##### Information supplied

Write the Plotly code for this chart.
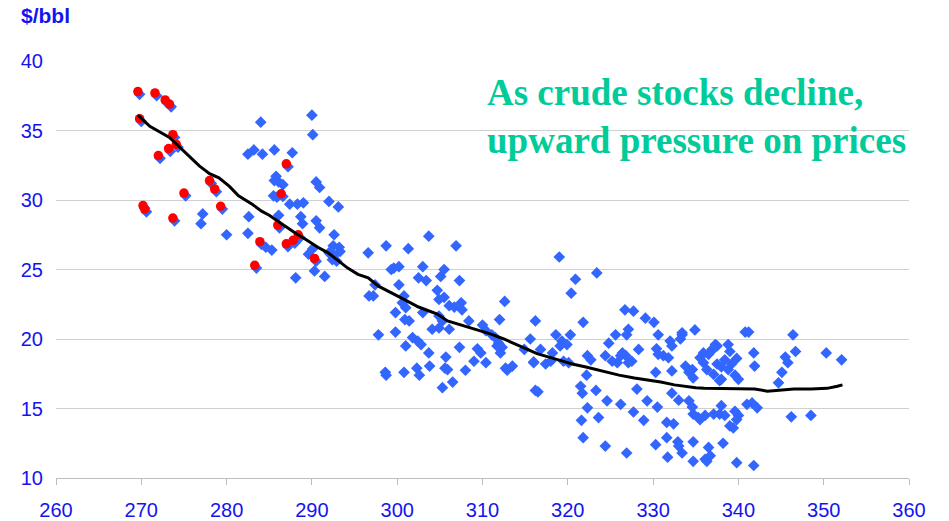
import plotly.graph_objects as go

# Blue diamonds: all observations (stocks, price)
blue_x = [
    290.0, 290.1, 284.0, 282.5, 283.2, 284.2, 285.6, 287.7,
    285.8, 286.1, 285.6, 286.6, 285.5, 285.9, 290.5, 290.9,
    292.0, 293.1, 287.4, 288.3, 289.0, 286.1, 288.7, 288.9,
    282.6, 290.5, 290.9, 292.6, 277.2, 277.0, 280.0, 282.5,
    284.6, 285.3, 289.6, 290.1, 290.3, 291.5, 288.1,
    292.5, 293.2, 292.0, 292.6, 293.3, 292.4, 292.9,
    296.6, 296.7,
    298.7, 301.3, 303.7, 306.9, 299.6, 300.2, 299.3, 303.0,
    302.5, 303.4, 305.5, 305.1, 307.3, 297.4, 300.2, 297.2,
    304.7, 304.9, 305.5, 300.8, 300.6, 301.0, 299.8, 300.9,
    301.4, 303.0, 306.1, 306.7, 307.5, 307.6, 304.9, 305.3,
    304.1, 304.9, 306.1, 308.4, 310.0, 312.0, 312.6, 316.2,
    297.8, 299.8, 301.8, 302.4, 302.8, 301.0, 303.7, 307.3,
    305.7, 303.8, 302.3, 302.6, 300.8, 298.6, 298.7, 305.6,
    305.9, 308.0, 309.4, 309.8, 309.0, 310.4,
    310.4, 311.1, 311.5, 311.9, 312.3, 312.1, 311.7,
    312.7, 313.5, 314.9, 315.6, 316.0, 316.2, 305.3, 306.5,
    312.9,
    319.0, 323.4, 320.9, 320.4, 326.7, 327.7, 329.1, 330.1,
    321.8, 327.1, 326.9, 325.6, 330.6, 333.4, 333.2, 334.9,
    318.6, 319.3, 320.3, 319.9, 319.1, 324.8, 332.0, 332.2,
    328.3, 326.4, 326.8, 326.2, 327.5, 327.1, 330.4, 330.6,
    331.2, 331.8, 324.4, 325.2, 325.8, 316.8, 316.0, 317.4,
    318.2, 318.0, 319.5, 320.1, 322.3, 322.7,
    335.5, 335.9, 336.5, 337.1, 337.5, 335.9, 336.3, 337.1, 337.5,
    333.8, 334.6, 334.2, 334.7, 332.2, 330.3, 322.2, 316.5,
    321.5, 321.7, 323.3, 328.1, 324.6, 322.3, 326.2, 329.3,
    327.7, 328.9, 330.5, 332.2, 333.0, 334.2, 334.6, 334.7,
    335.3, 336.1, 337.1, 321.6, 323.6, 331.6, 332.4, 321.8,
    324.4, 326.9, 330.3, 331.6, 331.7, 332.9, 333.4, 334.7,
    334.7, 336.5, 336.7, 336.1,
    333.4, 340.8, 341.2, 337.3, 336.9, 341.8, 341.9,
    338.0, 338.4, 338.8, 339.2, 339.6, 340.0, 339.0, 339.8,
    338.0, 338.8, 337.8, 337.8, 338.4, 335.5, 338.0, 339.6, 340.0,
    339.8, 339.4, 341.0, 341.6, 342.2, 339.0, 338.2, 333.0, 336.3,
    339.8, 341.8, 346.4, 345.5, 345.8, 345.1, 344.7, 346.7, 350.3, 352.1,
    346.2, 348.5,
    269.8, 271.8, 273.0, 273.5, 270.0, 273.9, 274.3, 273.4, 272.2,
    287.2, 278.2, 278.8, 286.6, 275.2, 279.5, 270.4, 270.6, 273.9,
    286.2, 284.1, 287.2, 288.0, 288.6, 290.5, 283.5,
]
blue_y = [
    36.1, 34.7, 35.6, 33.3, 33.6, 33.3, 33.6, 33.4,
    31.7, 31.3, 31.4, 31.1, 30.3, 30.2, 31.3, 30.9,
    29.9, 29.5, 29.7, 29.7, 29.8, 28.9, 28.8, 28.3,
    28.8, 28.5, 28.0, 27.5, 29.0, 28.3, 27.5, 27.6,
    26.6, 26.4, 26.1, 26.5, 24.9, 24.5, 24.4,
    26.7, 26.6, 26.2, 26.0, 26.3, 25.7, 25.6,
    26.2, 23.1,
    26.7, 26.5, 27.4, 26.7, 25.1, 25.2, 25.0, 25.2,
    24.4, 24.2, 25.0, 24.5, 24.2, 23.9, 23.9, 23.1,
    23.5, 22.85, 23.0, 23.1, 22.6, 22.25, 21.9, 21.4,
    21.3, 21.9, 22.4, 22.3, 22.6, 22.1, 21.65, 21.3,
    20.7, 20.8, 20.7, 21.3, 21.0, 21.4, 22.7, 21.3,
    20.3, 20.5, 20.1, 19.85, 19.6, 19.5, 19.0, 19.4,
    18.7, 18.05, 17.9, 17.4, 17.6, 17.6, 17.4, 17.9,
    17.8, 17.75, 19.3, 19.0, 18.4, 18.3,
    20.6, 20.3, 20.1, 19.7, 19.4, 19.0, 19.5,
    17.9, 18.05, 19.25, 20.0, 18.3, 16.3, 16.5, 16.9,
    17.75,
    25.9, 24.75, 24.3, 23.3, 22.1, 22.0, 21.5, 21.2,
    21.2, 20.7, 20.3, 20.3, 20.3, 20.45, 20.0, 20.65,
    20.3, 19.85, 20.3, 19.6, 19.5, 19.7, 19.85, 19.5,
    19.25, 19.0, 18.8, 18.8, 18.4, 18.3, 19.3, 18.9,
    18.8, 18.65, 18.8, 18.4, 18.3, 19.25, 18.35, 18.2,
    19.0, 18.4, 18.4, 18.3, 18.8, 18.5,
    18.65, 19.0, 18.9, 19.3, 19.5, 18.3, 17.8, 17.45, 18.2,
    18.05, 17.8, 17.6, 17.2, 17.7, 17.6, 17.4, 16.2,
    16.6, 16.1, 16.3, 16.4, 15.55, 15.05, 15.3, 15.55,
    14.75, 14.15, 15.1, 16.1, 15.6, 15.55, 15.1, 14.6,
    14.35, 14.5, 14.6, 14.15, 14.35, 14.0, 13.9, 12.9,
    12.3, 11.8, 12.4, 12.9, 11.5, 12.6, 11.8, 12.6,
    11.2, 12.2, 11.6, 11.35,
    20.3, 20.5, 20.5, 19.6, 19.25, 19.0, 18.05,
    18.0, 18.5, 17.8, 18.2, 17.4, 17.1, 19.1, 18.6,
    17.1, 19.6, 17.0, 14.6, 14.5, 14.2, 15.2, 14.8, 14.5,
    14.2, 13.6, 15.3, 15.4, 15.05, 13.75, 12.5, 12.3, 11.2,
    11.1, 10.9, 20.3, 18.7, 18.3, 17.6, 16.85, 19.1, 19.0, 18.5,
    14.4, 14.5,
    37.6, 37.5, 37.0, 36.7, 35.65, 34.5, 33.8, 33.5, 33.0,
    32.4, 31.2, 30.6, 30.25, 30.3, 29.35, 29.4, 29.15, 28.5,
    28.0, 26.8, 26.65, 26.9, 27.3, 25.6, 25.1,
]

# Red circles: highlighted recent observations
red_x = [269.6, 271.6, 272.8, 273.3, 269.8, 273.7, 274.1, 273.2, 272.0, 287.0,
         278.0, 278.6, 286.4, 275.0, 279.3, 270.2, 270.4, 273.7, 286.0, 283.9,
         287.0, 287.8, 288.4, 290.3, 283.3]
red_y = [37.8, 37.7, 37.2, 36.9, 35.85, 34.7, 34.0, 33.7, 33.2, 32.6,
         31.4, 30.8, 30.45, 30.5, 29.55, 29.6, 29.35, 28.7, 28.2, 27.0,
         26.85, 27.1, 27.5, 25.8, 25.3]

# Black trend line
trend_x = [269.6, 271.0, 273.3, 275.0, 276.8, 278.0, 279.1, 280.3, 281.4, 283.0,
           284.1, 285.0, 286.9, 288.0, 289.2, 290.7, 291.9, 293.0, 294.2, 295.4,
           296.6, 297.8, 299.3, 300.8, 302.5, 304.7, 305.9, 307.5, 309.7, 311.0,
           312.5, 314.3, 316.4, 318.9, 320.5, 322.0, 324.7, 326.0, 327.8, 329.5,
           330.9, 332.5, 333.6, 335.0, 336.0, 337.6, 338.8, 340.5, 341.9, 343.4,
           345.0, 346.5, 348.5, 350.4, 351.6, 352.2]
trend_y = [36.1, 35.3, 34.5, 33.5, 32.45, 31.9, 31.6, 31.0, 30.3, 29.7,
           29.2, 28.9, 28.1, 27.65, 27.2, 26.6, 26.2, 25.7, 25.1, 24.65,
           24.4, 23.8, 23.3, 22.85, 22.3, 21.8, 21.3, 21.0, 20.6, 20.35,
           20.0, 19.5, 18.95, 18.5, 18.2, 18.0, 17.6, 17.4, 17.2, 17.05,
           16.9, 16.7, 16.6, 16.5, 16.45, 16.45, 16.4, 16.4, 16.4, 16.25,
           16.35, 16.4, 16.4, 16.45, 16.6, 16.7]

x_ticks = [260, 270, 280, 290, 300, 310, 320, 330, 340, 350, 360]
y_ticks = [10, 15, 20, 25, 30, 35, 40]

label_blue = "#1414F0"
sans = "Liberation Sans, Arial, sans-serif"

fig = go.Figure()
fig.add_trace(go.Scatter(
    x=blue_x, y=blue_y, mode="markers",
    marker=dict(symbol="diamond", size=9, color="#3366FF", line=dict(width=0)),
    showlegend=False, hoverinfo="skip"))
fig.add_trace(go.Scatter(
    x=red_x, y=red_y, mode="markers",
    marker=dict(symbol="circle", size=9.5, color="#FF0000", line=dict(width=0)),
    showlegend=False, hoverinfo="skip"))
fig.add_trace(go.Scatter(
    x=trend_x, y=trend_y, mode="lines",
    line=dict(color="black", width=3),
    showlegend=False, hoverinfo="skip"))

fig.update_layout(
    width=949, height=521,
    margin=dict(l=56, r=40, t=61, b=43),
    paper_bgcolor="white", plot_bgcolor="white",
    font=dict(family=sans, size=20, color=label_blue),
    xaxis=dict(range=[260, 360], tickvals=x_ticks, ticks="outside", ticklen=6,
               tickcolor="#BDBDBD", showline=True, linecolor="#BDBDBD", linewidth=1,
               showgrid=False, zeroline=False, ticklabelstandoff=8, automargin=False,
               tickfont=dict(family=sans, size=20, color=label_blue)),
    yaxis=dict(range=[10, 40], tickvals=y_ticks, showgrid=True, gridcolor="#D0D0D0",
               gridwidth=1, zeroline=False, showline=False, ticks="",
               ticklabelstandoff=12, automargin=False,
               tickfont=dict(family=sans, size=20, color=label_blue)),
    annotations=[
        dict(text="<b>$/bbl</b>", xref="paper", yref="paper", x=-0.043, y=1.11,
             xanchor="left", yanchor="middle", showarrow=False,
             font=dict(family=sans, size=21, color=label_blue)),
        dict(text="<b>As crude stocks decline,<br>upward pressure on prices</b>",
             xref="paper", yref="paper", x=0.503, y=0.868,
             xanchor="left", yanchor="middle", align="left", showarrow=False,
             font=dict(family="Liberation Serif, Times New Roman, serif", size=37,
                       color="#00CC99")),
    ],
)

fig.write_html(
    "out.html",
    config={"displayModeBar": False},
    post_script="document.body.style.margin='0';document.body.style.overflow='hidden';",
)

##########

What this task involves: Leave out the pictures and restate, word for word, the lines from the top of the data through the line containing "import plotly.graph_objects as go", both included.

Solution to this task:
Write the Plotly code for this chart.
import plotly.graph_objects as go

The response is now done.